While the task of prospecting may seem like a good fit for the skills of your sales reps, having them do this in addition to their sales work is incredibly inefficient. It leads to conflicting demands on their time and can mean that valuable opportunities get missed.

For example, if your sales reps have a lot of deals to close, that will become their top priority, meaning that prospecting is neglected until they have more time. Alternatively, if your sales reps have prospecting targets to meet, they may end up neglecting deals they need to close if they feel under pressure to spend more time prospecting in order to meet targets.

3 Key Elements of Smarter Prospecting

1)      Staffing

To get the most out of your sales activity, specialisation within sales is essential. Your sales reps should focus on closing the deals and making the actual sales, and you should invest in sales development reps (SDRs) to do the prospecting work.

Your SDRs should report to Marketing, rather than Sales, as prospecting is a lead generation solution rather than a sales one – which is another reason why getting your sales reps to do the prospecting work is a bad idea.

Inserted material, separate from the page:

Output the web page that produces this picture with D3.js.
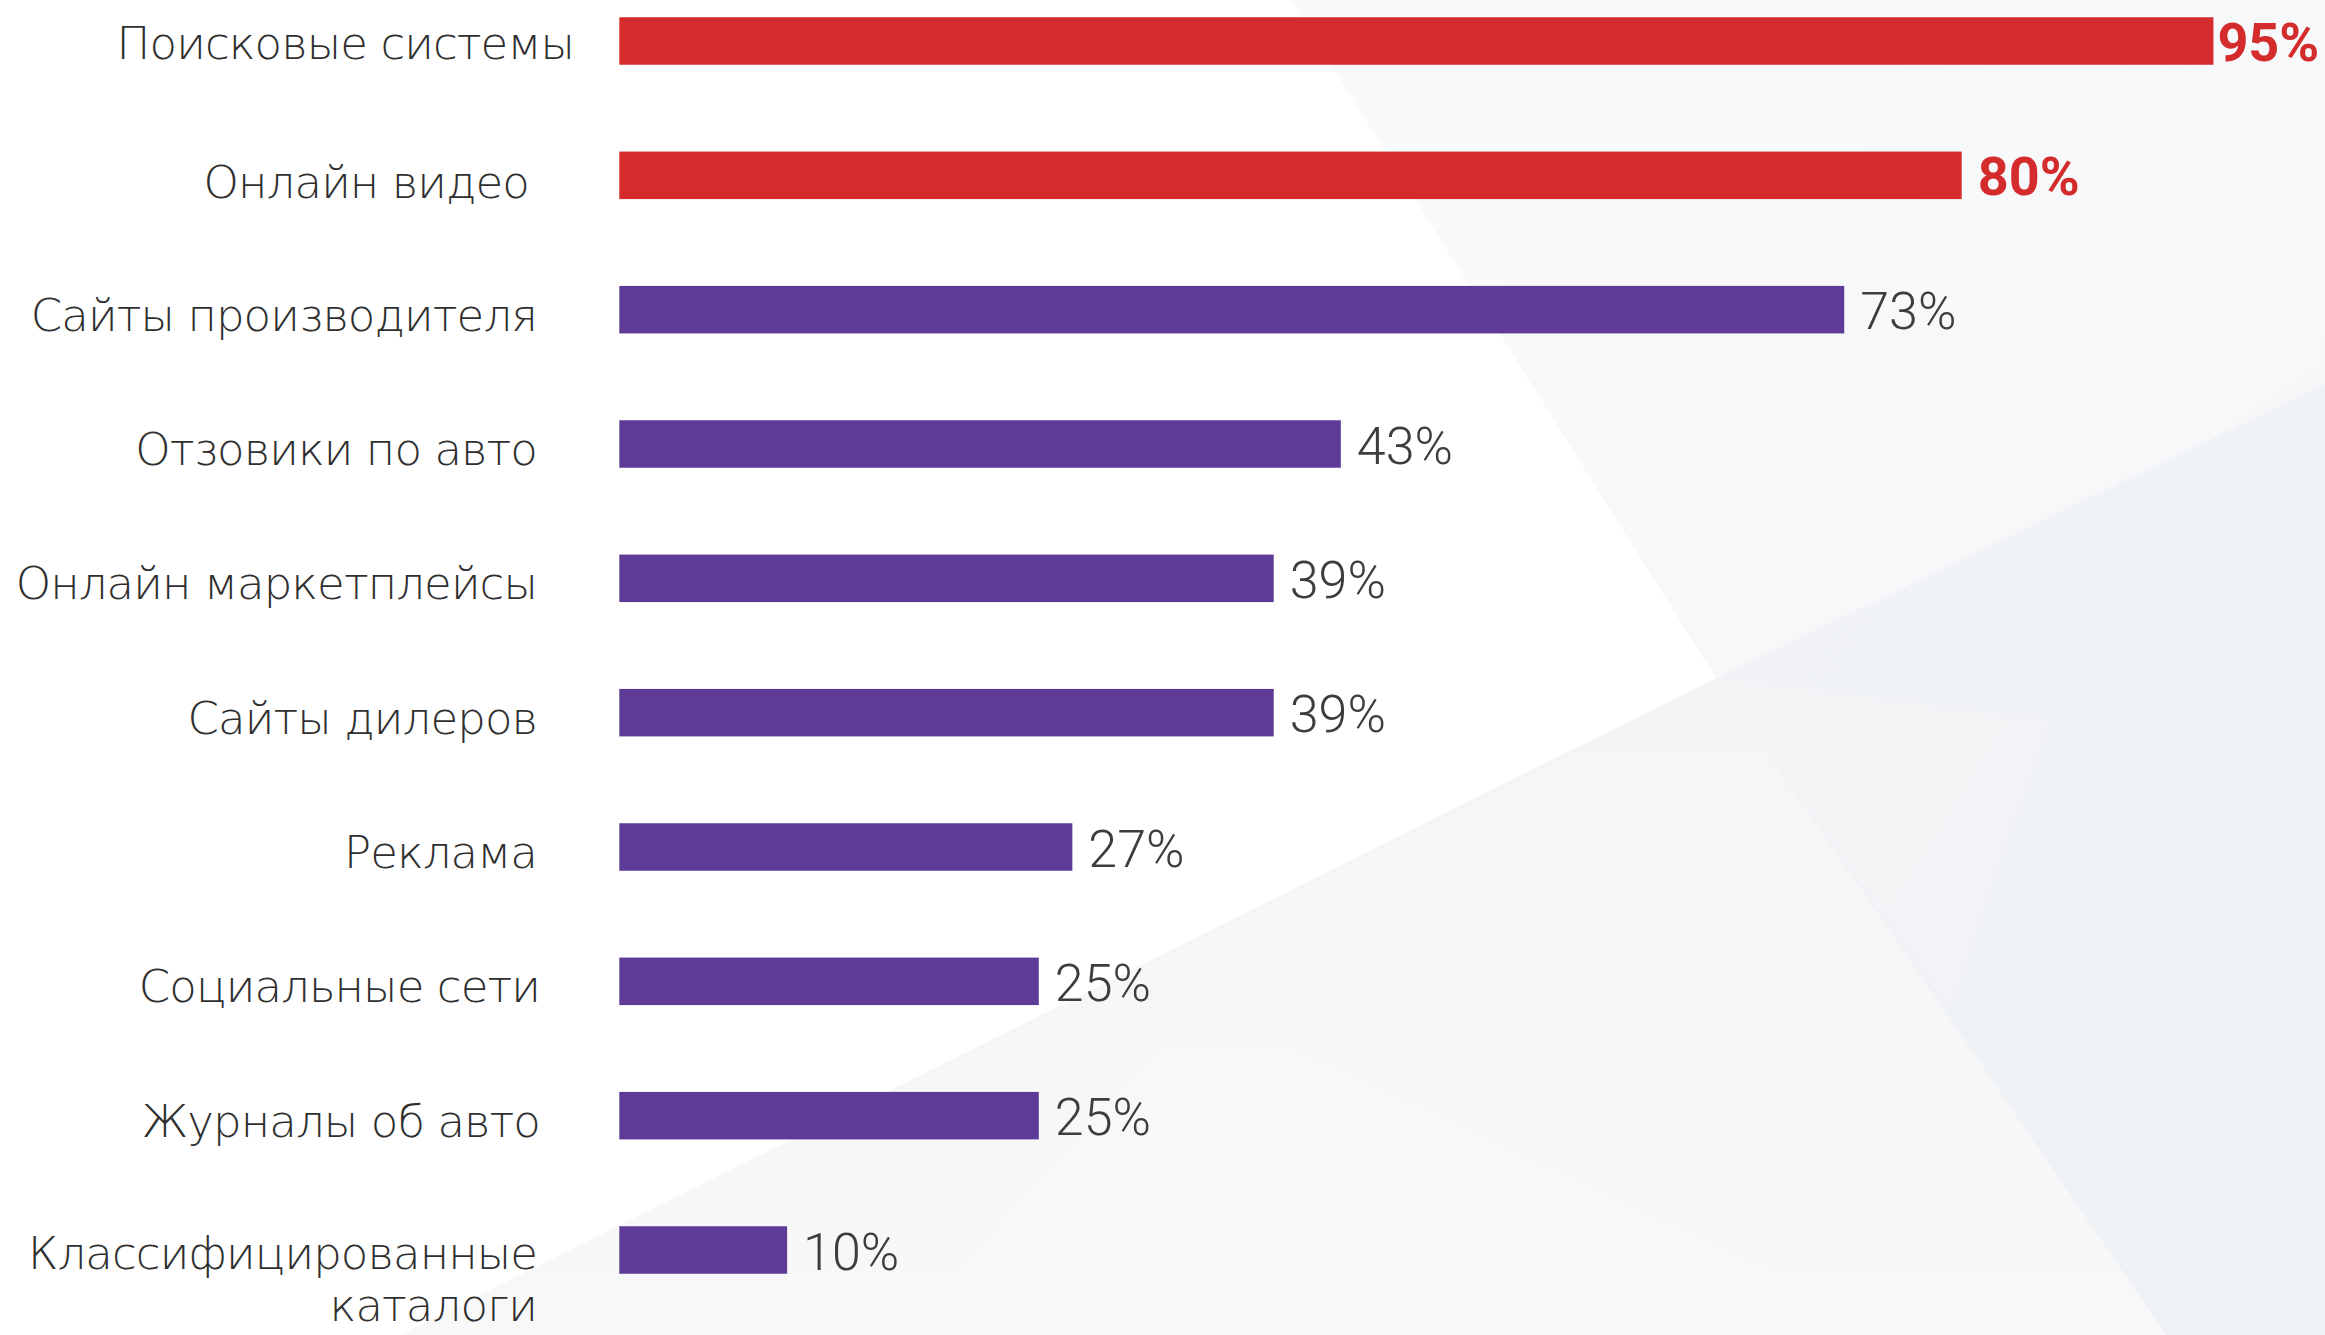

Employing dedicated SDRs avoids the problem of conflicting priorities and juggling workloads, and allows both types of reps to focus fully on their specialism.

2)      Automation

Use the tools you have available to improve your prospecting process. Where possible, leverage automation to take much of the manual effort out of prospecting – but be smart about it.

The higher your LTV, the more you can justify tailoring your prospecting approach to each prospect. In other words, the higher the LTV, the more research your SDRs should be doing on each prospect, and the more personalised your approach should be. This is because each customer is worth more to your company, so you can afford to invest your employees’ time in a personalised approach to generate more leads and prospective customers.

3)      Measurement

You should also use your marketing automation tools to track and measure the success of your outbound prospecting. You want to understand which approaches are performing best: is one subject line consistently generating more click-throughs than your others? Is one subject matter driving more content engagement than others?

This data can be used to shape future prospecting efforts – personalising wherever you need to, but keeping the value points from the original email.

A Complementary Approach to Inbound

It’s important to remember that outbound customer prospecting isn’t alternative to inbound lead generation, but a complementary approach: the two work together to drive growth.

Prospecting is more expensive than inbound, but is an essential investment to help your SaaS business reach as much of the market as possible, and to directly reach out to key buying decision makers.